Muhammad's lawyers also have asked Virginia Gov. Timothy M. Kaine for clemency, saying Muhammad is mentally ill and should not be executed.
http://news.yahoo.com/s/ap/us_sniper_execution_letter
Jolie Rouge
11-10-2009, 10:08 PM
See also http://gatesofvienna.blogspot.com/2009/11/remembering-that-tingle-between.html
Jolie Rouge
11-12-2009, 07:24 AM
DC sniper left letter behind before execution
Nov 12, 2009 7:57 AM CST
JARRATT, VA (CNN) - The man executed for being the mastermind behind a multi-state killing spree left behind a final letter to be read aloud after he had been put to death.
The family of John Allen Muhammad held a news conference about the letter Tuesday. The family's attorney spoke for them.
"This morning, the family would just like to express remorse and everything that's going on today," said Charlene Patterson. "I just want you all to know that we are. We have a letter. Right now, we're not prepared to disclose anything in that letter because it would be extremely inappropriate at this time."
Family members of the victims say they hoped for an apology.
Muhammad died by lethal injection Tuesday night at a Virginia correctional facility.
He was convicted of killing a Virginia man during a three-week killing spree in 2002.
It stretched through at least three states, including Louisiana.
http://www.wafb.com/global/story.asp?s=11491097
Jolie Rouge
11-12-2009, 12:29 PM
DC sniper's ex-wife, children cope with execution
1 hr 44 mins ago
WASHINGTON – One of sniper mastermind John Allen Muhammad's ex-wives says it was "very difficult" to watch her children grieve as their father was executed.

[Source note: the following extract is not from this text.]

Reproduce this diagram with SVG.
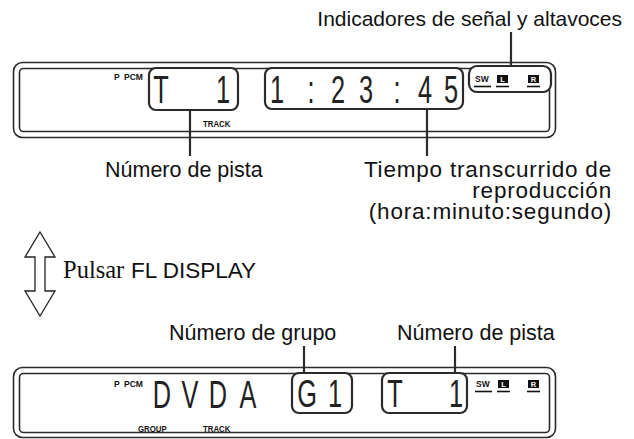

Mildred Muhammad told The Associated Press on Thursday that she and her three teenage children watched news coverage of his Virginia execution in complete silence at their Maryland home Tuesday. She says the children asked to see their father but he did not meet with them.
Mildred Muhammad maintains she was the real target of the 2002 sniper attacks that killed 10 in the Washington, D.C., region. Her ex-husband was executed for killing Dean Harold Meyers at a gas station during the spree that terrorized Maryland, Virginia and Washington, D.C., over a three-week period.